As foreign investors bite their nails wondering what goodies P Chidambaram will offer on 28 February (even as he himself is probably losing sleep over the growing current account deficit), there are some who feel the government’s obsession with the F word should end.
“I am not fully convinced that the only solution to the problems of the economy is to focus on the foreign investor alone,” says R Kavita Rao, professor at the National Institute of Public Finance and Policy. She wants North Block to focus on the domestic investor and domestic demand. “We should be a bit more inward looking, worry a little less about the current account deficit.”
A large current account deficit (when a country spends more foreign exchange than it earns) weakens the rupee and leads to a fall in the country’s foreign exchange reserves. More foreign investment means more dollars to shore up these reserves.
But Rao isn’t advocating a return to the autarchic model of yore, with its wariness of foreign money and shibboleths of self-sufficiency. The world economy isn’t exactly buoyant, she points out, and domestic demand is what will drive investment. That demand is large enough for foreign investors to come in without the red carpet being rolled out for them. The focus must get back to the domestic economy than the international economy, she insists.
Actually what she would like to see topping Chidambaram’s agenda to pep up the economy is infrastructure. Several major initiatives to push investments into this sector, she points out, haven’t quite taken off. She wants the government to figure out how to execute deals that will translate into results on the ground – more roads and more power. “I would focus on infrastructure and domestic investor.”
Tax breaks are not necessarily the way to do this, says Rao, who was part of a 2005 NIPFP study that estimated the revenue loss from a plethora of tax exemptions. There has been “a little progress”, she says, on withdrawing exemptions – time-bound ones are not being renewed. “But there’s nothing much beyond that.”
Corporate India’s constant clamour for tax sops perhaps stems from the government being unable to deliver on other areas like infrastructure. “We need to establish the credibility that the government can deliver on other fronts as well. Unless you do that, it will be a bit of a hardsell to say we’ll build roads so don’t ask for tax exemption.” She finds it unfortunate that even tax officials think exemptions are the only way to attract investments. “We’ve got into a mindset that the only instrument the government should be using is taxation. In which case close the rest of the government down.”

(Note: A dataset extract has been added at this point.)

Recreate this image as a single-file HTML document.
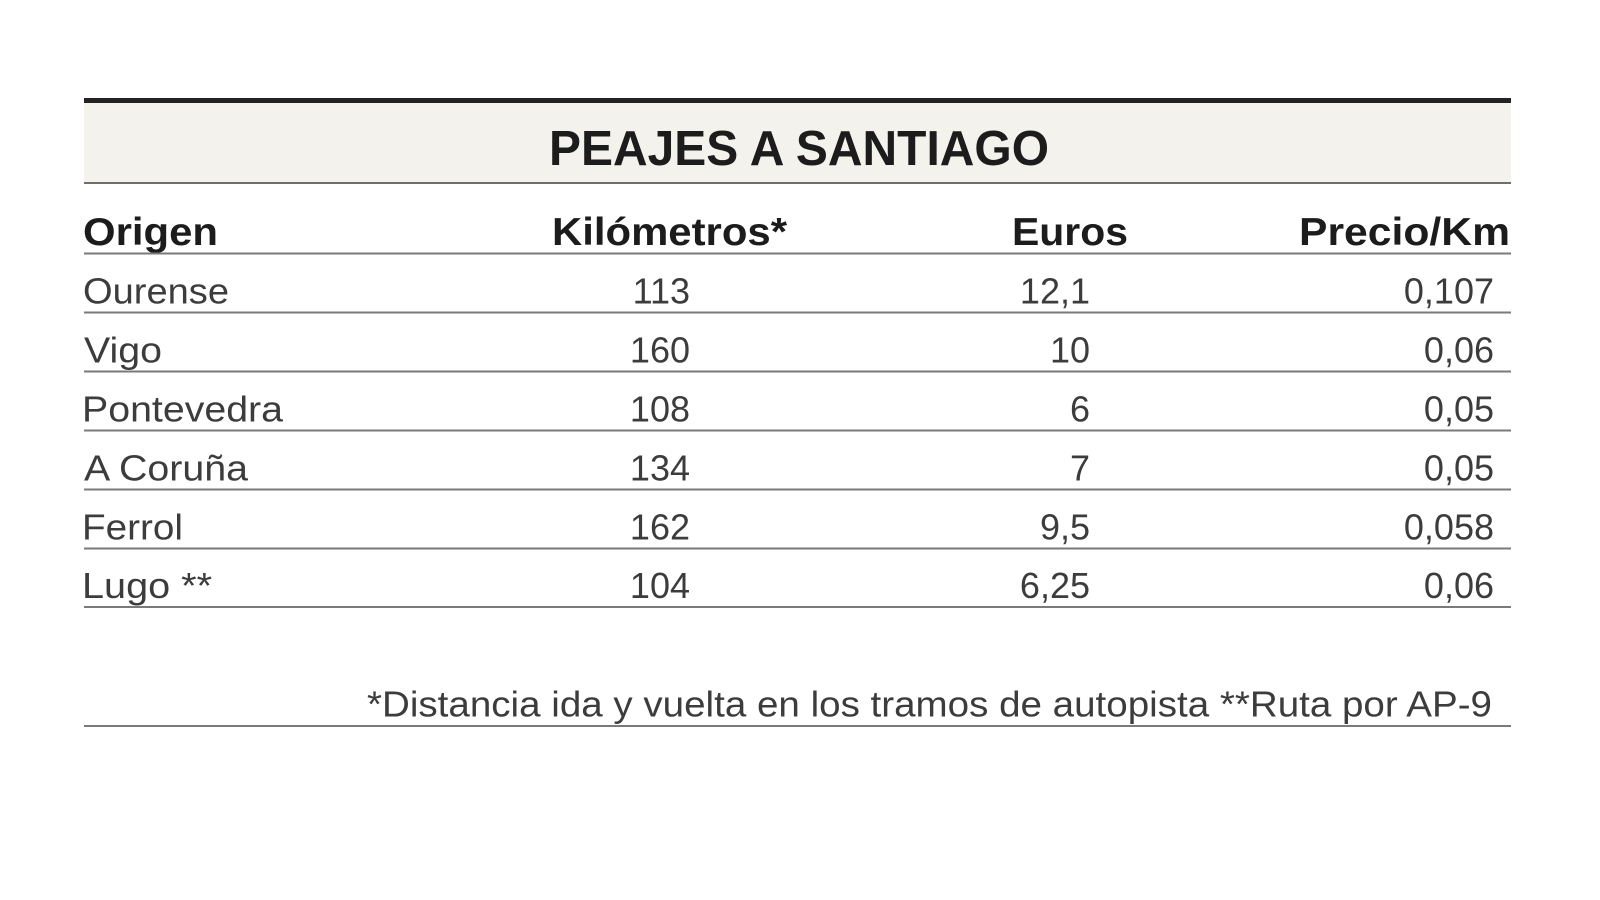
<!DOCTYPE html>
<html>
<head>
<meta charset="utf-8">
<style>
  html, body { margin: 0; padding: 0; background: #ffffff; }
  body { width: 1600px; height: 900px; overflow: hidden; }
  svg { display: block; }
  .t { font-family: "Liberation Sans", Arial, sans-serif; }
  .b { font-weight: bold; fill: #1c1c1c; }
  .r { fill: #3c3c3c; font-size: 36px; }
</style>
</head>
<body>
<svg width="1600" height="900" viewBox="0 0 1600 900" xmlns="http://www.w3.org/2000/svg">
  <rect x="0" y="0" width="1600" height="900" fill="#ffffff"/>

  <!-- header band -->
  <rect x="84" y="103" width="1427" height="79" fill="#f3f2ec"/>
  <rect x="84" y="98" width="1427" height="5" fill="#232323"/>
  <rect x="84" y="182" width="1427" height="2" fill="#6e6e6e"/>

  <text class="t b" x="549" y="165" font-size="49" textLength="500" lengthAdjust="spacingAndGlyphs">PEAJES A SANTIAGO</text>

  <!-- column headers -->
  <text class="t b" x="83" y="245" font-size="39" textLength="135" lengthAdjust="spacingAndGlyphs">Origen</text>
  <text class="t b" x="552" y="245" font-size="39" textLength="235" lengthAdjust="spacingAndGlyphs">Kilómetros*</text>
  <text class="t b" x="1012" y="245" font-size="39" textLength="116" lengthAdjust="spacingAndGlyphs">Euros</text>
  <text class="t b" x="1299" y="245" font-size="39" textLength="211" lengthAdjust="spacingAndGlyphs">Precio/Km</text>

  <!-- row lines -->
  <g fill="#7a7a7a">
    <rect x="84" y="252.5" width="1427" height="2"/>
    <rect x="84" y="311.5" width="1427" height="2"/>
    <rect x="84" y="370.5" width="1427" height="2"/>
    <rect x="84" y="429.5" width="1427" height="2"/>
    <rect x="84" y="488.5" width="1427" height="2"/>
    <rect x="84" y="547.5" width="1427" height="2"/>
    <rect x="84" y="606" width="1427" height="2"/>
    <rect x="84" y="725" width="1427" height="2"/>
  </g>

  <!-- rows -->
  <g class="t r">
    <text x="83" y="303.5" textLength="146" lengthAdjust="spacingAndGlyphs">Ourense</text>
    <text x="690" y="303.5" text-anchor="end">113</text>
    <text x="1090" y="303.5" text-anchor="end">12,1</text>
    <text x="1494" y="303.5" text-anchor="end">0,107</text>

    <text x="84" y="362.5" textLength="78" lengthAdjust="spacingAndGlyphs">Vigo</text>
    <text x="690" y="362.5" text-anchor="end">160</text>
    <text x="1090" y="362.5" text-anchor="end">10</text>
    <text x="1494" y="362.5" text-anchor="end">0,06</text>

    <text x="82" y="421.5" textLength="201" lengthAdjust="spacingAndGlyphs">Pontevedra</text>
    <text x="690" y="421.5" text-anchor="end">108</text>
    <text x="1090" y="421.5" text-anchor="end">6</text>
    <text x="1494" y="421.5" text-anchor="end">0,05</text>

    <text x="84" y="480.5" textLength="164" lengthAdjust="spacingAndGlyphs">A Coruña</text>
    <text x="690" y="480.5" text-anchor="end">134</text>
    <text x="1090" y="480.5" text-anchor="end">7</text>
    <text x="1494" y="480.5" text-anchor="end">0,05</text>

    <text x="82" y="539.5" textLength="101" lengthAdjust="spacingAndGlyphs">Ferrol</text>
    <text x="690" y="539.5" text-anchor="end">162</text>
    <text x="1090" y="539.5" text-anchor="end">9,5</text>
    <text x="1494" y="539.5" text-anchor="end">0,058</text>

    <text x="82" y="598" textLength="130" lengthAdjust="spacingAndGlyphs">Lugo **</text>
    <text x="690" y="598" text-anchor="end">104</text>
    <text x="1090" y="598" text-anchor="end">6,25</text>
    <text x="1494" y="598" text-anchor="end">0,06</text>

    <text x="367" y="716.5" textLength="1125" lengthAdjust="spacingAndGlyphs">*Distancia ida y vuelta en los tramos de autopista **Ruta por AP-9</text>
  </g>
</svg>
</body>
</html>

The sorry state of government finances is something that needs to be addressed and Rao doesn’t see this happening through expenditure cuts, in view of the elections in 2014. In the short term, she says, the focus will be on getting more revenues. She pitches for reverting to dividends – currently taxed at 15 percent in the hands of the company – being taxed in the hands of the taxpayer. The bulk of dividends, she points out, goes to individuals who would otherwise be taxed at 30 percent.
Rao headed a team that recently submitted a report estimating the extent of black money. Though she won’t discuss the report – and rubbishes media reports that black money equals 10 percent of GDP – she says the problem can be checked only be augmenting the capacity of the tax department to ferret out defaulting and potential tax payers. Reducing tax rates and not toning up administration won’t help. “If I believe I can’t be caught I don’t care. Even 10 percent is more money in my pocket.”
Chidambaram’s third priority, Rao says, should be to send out clear signals on the Goods and Services Tax (GST). Rao feels it is necessary to give taxpayers a clear idea about what GST represents. The general perception, she points out, is that it will be one uniform tax and that those coming under its ambit will have to deal with just one administrative authority. “But we are not yet there.”
Rao laments the fact that no one is even acknowledging that how GST will be administered is an issue. For the taxpayer, she notes, this is as much an issue as the tax rates. As for rates, she would like to see a statement that GST is not going to be one homogenous levy. There will be variations in rates across states, she points out. “If you are not going to allow for any variations, GST is not going to happen. States are well fixated on the idea that they have autonomy in the present regime and they would like to retain that autonomy.”